-- Stored data --
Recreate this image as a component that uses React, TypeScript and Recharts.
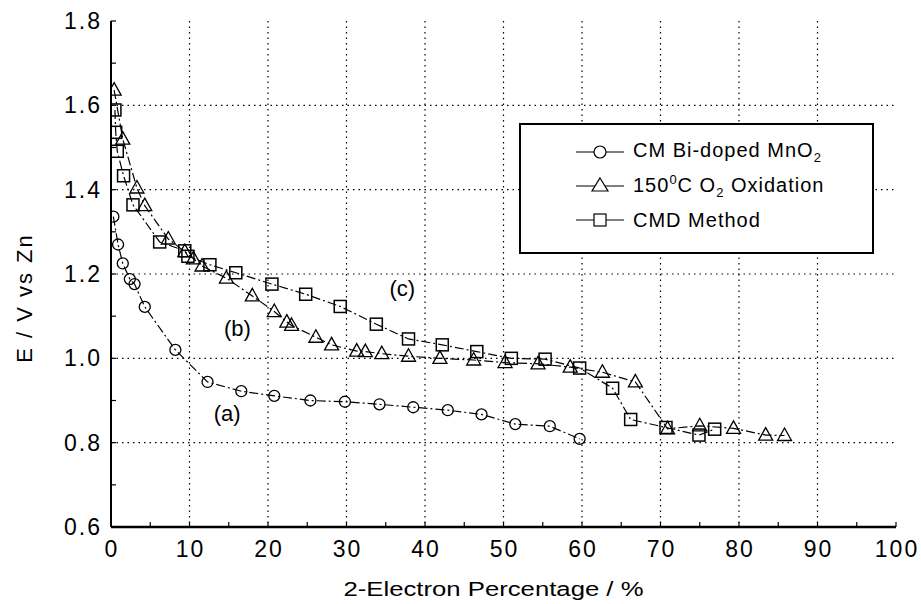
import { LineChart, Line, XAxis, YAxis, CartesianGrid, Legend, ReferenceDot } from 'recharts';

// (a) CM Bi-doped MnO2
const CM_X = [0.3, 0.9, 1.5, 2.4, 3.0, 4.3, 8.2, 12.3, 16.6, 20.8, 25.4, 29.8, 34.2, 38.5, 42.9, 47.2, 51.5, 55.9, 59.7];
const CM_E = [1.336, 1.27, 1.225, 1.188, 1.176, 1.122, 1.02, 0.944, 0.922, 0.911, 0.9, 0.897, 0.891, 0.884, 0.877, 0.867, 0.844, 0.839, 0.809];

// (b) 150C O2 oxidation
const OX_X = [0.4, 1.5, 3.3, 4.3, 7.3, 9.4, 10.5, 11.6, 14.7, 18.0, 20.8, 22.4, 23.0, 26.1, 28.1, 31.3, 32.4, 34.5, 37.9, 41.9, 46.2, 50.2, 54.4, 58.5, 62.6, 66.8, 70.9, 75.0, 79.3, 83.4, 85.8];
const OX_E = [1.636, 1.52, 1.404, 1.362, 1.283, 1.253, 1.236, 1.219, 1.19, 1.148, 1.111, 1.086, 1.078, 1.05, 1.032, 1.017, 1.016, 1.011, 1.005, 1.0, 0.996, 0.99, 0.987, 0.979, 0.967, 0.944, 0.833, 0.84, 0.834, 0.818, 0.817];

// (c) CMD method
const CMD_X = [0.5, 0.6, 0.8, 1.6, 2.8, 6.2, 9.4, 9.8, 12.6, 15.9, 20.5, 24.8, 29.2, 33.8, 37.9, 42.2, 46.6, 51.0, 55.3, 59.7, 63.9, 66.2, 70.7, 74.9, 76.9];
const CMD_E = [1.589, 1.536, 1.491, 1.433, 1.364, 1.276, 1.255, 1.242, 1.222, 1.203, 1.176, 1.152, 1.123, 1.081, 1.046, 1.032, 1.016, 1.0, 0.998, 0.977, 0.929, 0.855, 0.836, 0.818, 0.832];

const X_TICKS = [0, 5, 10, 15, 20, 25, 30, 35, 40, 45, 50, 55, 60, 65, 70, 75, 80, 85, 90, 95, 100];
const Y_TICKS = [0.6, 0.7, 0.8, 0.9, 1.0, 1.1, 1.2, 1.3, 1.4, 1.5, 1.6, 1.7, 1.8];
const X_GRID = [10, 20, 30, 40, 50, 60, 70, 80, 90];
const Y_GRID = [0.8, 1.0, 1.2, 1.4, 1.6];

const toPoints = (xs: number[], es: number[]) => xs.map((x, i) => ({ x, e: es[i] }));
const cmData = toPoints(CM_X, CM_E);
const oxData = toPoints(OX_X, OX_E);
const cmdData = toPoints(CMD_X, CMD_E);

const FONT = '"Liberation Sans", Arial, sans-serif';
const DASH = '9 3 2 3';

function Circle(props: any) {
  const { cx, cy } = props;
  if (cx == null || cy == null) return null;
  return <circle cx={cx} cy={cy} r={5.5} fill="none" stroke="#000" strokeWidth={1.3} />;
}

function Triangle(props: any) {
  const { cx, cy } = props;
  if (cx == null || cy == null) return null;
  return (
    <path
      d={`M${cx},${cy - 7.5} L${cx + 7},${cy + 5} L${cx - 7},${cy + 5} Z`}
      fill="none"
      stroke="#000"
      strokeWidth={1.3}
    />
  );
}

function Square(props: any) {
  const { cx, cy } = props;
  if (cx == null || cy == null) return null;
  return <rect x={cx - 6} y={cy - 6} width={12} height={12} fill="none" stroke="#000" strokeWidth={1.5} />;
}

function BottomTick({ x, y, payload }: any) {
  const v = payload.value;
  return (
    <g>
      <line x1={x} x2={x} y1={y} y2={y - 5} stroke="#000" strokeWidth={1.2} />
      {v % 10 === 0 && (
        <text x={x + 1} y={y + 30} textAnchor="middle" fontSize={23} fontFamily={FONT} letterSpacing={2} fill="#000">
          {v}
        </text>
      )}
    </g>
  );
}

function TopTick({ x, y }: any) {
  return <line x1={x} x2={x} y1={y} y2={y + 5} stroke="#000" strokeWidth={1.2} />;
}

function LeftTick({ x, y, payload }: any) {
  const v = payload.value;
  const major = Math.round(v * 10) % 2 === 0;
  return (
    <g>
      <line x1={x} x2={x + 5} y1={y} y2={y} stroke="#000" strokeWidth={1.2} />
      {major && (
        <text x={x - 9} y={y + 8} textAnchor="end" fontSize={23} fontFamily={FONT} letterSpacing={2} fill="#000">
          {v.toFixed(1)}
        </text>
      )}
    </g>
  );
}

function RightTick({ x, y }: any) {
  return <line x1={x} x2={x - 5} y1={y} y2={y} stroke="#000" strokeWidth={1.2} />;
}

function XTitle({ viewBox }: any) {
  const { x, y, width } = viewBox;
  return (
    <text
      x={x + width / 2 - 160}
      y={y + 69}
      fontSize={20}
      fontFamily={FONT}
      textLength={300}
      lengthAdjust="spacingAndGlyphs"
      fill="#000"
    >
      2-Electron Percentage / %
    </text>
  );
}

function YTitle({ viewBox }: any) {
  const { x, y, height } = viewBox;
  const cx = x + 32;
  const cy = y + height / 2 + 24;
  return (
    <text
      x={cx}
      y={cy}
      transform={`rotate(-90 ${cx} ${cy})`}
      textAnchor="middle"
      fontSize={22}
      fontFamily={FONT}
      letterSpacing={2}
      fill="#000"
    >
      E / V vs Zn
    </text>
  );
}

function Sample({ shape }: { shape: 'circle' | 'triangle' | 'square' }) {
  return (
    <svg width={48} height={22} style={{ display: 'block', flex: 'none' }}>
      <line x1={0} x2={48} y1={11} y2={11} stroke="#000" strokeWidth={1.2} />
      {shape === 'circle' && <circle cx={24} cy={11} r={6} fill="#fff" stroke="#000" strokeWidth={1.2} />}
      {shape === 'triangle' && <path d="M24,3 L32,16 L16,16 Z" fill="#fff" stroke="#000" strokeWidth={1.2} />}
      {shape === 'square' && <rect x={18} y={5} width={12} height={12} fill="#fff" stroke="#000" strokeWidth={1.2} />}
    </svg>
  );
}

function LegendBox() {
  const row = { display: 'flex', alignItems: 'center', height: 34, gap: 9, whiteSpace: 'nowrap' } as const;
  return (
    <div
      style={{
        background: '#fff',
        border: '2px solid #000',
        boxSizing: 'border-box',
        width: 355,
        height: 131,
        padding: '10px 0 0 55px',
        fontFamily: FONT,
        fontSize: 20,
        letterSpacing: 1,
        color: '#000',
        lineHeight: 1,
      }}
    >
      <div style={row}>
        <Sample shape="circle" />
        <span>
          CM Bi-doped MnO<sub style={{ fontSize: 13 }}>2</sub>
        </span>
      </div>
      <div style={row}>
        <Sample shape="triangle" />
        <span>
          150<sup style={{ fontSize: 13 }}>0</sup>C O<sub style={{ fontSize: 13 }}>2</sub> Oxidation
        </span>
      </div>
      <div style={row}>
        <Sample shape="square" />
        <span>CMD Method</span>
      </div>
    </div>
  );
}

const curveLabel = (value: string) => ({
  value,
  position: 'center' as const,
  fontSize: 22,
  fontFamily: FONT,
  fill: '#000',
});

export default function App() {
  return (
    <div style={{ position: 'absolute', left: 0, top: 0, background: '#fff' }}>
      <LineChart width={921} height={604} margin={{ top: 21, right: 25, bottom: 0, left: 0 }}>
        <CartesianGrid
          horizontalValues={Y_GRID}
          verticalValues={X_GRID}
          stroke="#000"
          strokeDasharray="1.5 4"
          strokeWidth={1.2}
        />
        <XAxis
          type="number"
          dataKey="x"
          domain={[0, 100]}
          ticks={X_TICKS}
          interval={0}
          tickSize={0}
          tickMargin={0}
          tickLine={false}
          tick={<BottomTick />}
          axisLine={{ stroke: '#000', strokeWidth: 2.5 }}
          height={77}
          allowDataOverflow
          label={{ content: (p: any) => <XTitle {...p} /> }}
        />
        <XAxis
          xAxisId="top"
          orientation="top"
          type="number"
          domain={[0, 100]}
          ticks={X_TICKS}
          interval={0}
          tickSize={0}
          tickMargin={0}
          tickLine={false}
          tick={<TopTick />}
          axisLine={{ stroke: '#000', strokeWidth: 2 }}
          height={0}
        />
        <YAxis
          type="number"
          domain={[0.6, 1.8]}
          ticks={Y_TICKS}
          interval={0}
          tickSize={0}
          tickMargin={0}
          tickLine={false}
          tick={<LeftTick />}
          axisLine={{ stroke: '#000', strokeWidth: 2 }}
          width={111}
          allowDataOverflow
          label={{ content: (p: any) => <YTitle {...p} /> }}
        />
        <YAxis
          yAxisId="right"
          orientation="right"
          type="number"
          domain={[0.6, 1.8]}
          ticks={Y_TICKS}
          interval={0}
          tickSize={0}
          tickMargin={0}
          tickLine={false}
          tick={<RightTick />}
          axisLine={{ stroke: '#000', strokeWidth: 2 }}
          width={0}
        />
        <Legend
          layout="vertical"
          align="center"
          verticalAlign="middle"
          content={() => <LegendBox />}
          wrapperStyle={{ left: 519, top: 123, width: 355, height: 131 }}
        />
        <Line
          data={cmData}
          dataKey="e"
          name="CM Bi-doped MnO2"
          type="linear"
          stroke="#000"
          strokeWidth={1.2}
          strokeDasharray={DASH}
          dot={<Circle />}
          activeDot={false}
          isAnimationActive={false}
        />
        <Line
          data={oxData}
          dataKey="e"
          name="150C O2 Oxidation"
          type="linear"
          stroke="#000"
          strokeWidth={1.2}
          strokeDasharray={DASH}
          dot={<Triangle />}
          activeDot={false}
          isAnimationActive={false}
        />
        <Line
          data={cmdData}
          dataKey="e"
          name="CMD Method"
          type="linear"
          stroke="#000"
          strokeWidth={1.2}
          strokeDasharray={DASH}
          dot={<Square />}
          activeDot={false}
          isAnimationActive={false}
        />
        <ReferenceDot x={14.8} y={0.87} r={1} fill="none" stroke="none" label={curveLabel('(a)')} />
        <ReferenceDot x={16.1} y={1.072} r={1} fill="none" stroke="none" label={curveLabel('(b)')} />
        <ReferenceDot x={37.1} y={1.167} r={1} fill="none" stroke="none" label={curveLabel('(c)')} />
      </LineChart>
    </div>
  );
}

-- The exercise --
Return exactly what appears from the opening line of the material through the line with "0.844, 0.839, 0.809];", apart from the pictures.

-- Complete answer --
Recreate this image as a component that uses React, TypeScript and Recharts.
import { LineChart, Line, XAxis, YAxis, CartesianGrid, Legend, ReferenceDot } from 'recharts';

// (a) CM Bi-doped MnO2
const CM_X = [0.3, 0.9, 1.5, 2.4, 3.0, 4.3, 8.2, 12.3, 16.6, 20.8, 25.4, 29.8, 34.2, 38.5, 42.9, 47.2, 51.5, 55.9, 59.7];
const CM_E = [1.336, 1.27, 1.225, 1.188, 1.176, 1.122, 1.02, 0.944, 0.922, 0.911, 0.9, 0.897, 0.891, 0.884, 0.877, 0.867, 0.844, 0.839, 0.809];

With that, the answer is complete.